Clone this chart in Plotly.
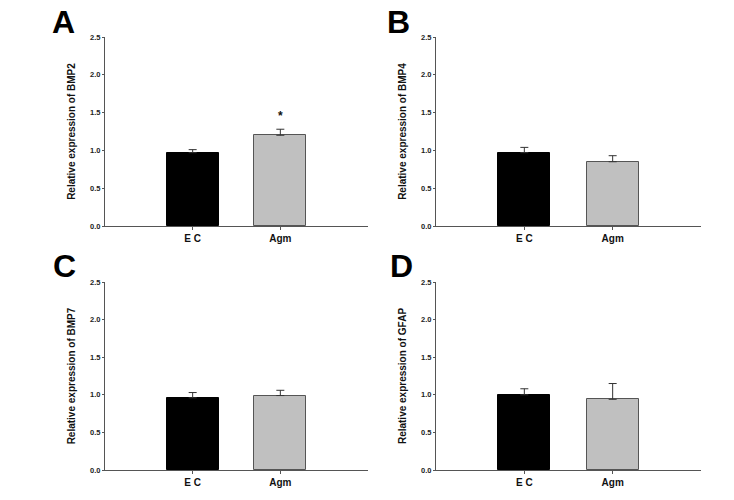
import plotly.graph_objects as go

categories = ["E C", "Agm"]
panel_letters = ["A", "B", "C", "D"]
genes = ["BMP2", "BMP4", "BMP7", "GFAP"]
means = [
    [0.97, 1.20],
    [0.97, 0.85],
    [0.96, 0.99],
    [1.00, 0.94],
]
errors = [
    [0.04, 0.08],
    [0.07, 0.08],
    [0.07, 0.07],
    [0.08, 0.21],
]
y_ticks = [0.0, 0.5, 1.0, 1.5, 2.0, 2.5]
y_tick_labels = ["0.0", "0.5", "1.0", "1.5", "2.0", "2.5"]
significance = [["", "*"], ["", ""], ["", ""], ["", ""]]

bar_colors = ["#000000", "#c0c0c0"]
bar_lines = ["#000000", "#555555"]

W, H = 734, 500
# pixel positions of each panel (x0, x1, ytop, ybottom)
panels = [
    (105, 368, 37, 226),
    (436, 701, 37, 226),
    (105, 368, 282, 470),
    (436, 701, 282, 470),
]
letter_pos = [(63, 22), (398, 22), (64, 266), (401, 266)]

fig = go.Figure()
font = "Liberation Sans, Arial, sans-serif"

for i in range(4):
    xa = "x" if i == 0 else f"x{i+1}"
    ya = "y" if i == 0 else f"y{i+1}"
    fig.add_trace(go.Bar(
        x=[0, 1], y=means[i],
        width=0.59,
        marker=dict(color=bar_colors, line=dict(color=bar_lines, width=1)),
        error_y=dict(type="data", symmetric=False, array=errors[i],
                     arrayminus=[0, 0], color="#333333", thickness=1, width=4),
        xaxis=xa, yaxis=ya, showlegend=False, hoverinfo="skip",
    ))
    x0, x1, yt, yb = panels[i]
    dx = [x0 / W, x1 / W]
    dy = [1 - yb / H, 1 - yt / H]
    axkey = "xaxis" if i == 0 else f"xaxis{i+1}"
    aykey = "yaxis" if i == 0 else f"yaxis{i+1}"
    fig.layout[axkey] = dict(
        domain=dx, range=[-1, 2], anchor=ya, automargin=False,
        tickvals=[0, 1], ticktext=categories,
        showline=True, linecolor="#555555", linewidth=1,
        ticks="outside", ticklen=3, tickcolor="#555555",
        showgrid=False, zeroline=False,
        tickfont=dict(family=font, size=10, color="#111111", weight="bold"),
    )
    fig.layout[aykey] = dict(
        domain=dy, range=[0, 2.5], anchor=xa, automargin=False,
        tickvals=y_ticks, ticktext=y_tick_labels,
        showline=True, linecolor="#555555", linewidth=1,
        ticks="outside", ticklen=2, tickcolor="#555555",
        showgrid=False, zeroline=False,
        tickfont=dict(family=font, size=7.5, color="#222222", weight="bold"),
        title=dict(text=f"Relative expression of {genes[i]}", standoff=12,
                   font=dict(family=font, size=10, color="#111111", weight="bold")),
    )
    for j in range(2):
        if significance[i][j]:
            fig.add_annotation(
                x=j, y=means[i][j] + errors[i][j], xref=xa, yref=ya,
                text=significance[i][j], showarrow=False, yanchor="bottom", yshift=4,
                font=dict(family=font, size=12, color="#111111", weight="bold"),
            )
    lx, ly = letter_pos[i]
    fig.add_annotation(
        x=lx / W, y=1 - ly / H, xref="paper", yref="paper",
        text=panel_letters[i], showarrow=False, xanchor="center", yanchor="middle",
        font=dict(family=font, size=32, color="#000000", weight="bold"),
    )

fig.update_layout(
    template="none",
    width=W, height=H,
    margin=dict(l=0, r=0, t=0, b=0),
    paper_bgcolor="white", plot_bgcolor="white",
    bargap=0,
)

# remove the browser's default 8px body margin so the figure sits at the window origin
fig.write_html("out.html",
               config={"displayModeBar": False},
               post_script="document.body.style.margin='0';document.body.style.overflow='hidden';")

------------------------------------

Without the pictures, retype the whole of the material above exactly.

Clone this chart in Plotly.
import plotly.graph_objects as go

categories = ["E C", "Agm"]
panel_letters = ["A", "B", "C", "D"]
genes = ["BMP2", "BMP4", "BMP7", "GFAP"]
means = [
    [0.97, 1.20],
    [0.97, 0.85],
    [0.96, 0.99],
    [1.00, 0.94],
]
errors = [
    [0.04, 0.08],
    [0.07, 0.08],
    [0.07, 0.07],
    [0.08, 0.21],
]
y_ticks = [0.0, 0.5, 1.0, 1.5, 2.0, 2.5]
y_tick_labels = ["0.0", "0.5", "1.0", "1.5", "2.0", "2.5"]
significance = [["", "*"], ["", ""], ["", ""], ["", ""]]

bar_colors = ["#000000", "#c0c0c0"]
bar_lines = ["#000000", "#555555"]

W, H = 734, 500
# pixel positions of each panel (x0, x1, ytop, ybottom)
panels = [
    (105, 368, 37, 226),
    (436, 701, 37, 226),
    (105, 368, 282, 470),
    (436, 701, 282, 470),
]
letter_pos = [(63, 22), (398, 22), (64, 266), (401, 266)]

fig = go.Figure()
font = "Liberation Sans, Arial, sans-serif"

for i in range(4):
    xa = "x" if i == 0 else f"x{i+1}"
    ya = "y" if i == 0 else f"y{i+1}"
    fig.add_trace(go.Bar(
        x=[0, 1], y=means[i],
        width=0.59,
        marker=dict(color=bar_colors, line=dict(color=bar_lines, width=1)),
        error_y=dict(type="data", symmetric=False, array=errors[i],
                     arrayminus=[0, 0], color="#333333", thickness=1, width=4),
        xaxis=xa, yaxis=ya, showlegend=False, hoverinfo="skip",
    ))
    x0, x1, yt, yb = panels[i]
    dx = [x0 / W, x1 / W]
    dy = [1 - yb / H, 1 - yt / H]
    axkey = "xaxis" if i == 0 else f"xaxis{i+1}"
    aykey = "yaxis" if i == 0 else f"yaxis{i+1}"
    fig.layout[axkey] = dict(
        domain=dx, range=[-1, 2], anchor=ya, automargin=False,
        tickvals=[0, 1], ticktext=categories,
        showline=True, linecolor="#555555", linewidth=1,
        ticks="outside", ticklen=3, tickcolor="#555555",
        showgrid=False, zeroline=False,
        tickfont=dict(family=font, size=10, color="#111111", weight="bold"),
    )
    fig.layout[aykey] = dict(
        domain=dy, range=[0, 2.5], anchor=xa, automargin=False,
        tickvals=y_ticks, ticktext=y_tick_labels,
        showline=True, linecolor="#555555", linewidth=1,
        ticks="outside", ticklen=2, tickcolor="#555555",
        showgrid=False, zeroline=False,
        tickfont=dict(family=font, size=7.5, color="#222222", weight="bold"),
        title=dict(text=f"Relative expression of {genes[i]}", standoff=12,
                   font=dict(family=font, size=10, color="#111111", weight="bold")),
    )
    for j in range(2):
        if significance[i][j]:
            fig.add_annotation(
                x=j, y=means[i][j] + errors[i][j], xref=xa, yref=ya,
                text=significance[i][j], showarrow=False, yanchor="bottom", yshift=4,
                font=dict(family=font, size=12, color="#111111", weight="bold"),
            )
    lx, ly = letter_pos[i]
    fig.add_annotation(
        x=lx / W, y=1 - ly / H, xref="paper", yref="paper",
        text=panel_letters[i], showarrow=False, xanchor="center", yanchor="middle",
        font=dict(family=font, size=32, color="#000000", weight="bold"),
    )

fig.update_layout(
    template="none",
    width=W, height=H,
    margin=dict(l=0, r=0, t=0, b=0),
    paper_bgcolor="white", plot_bgcolor="white",
    bargap=0,
)

# remove the browser's default 8px body margin so the figure sits at the window origin
fig.write_html("out.html",
               config={"displayModeBar": False},
               post_script="document.body.style.margin='0';document.body.style.overflow='hidden';")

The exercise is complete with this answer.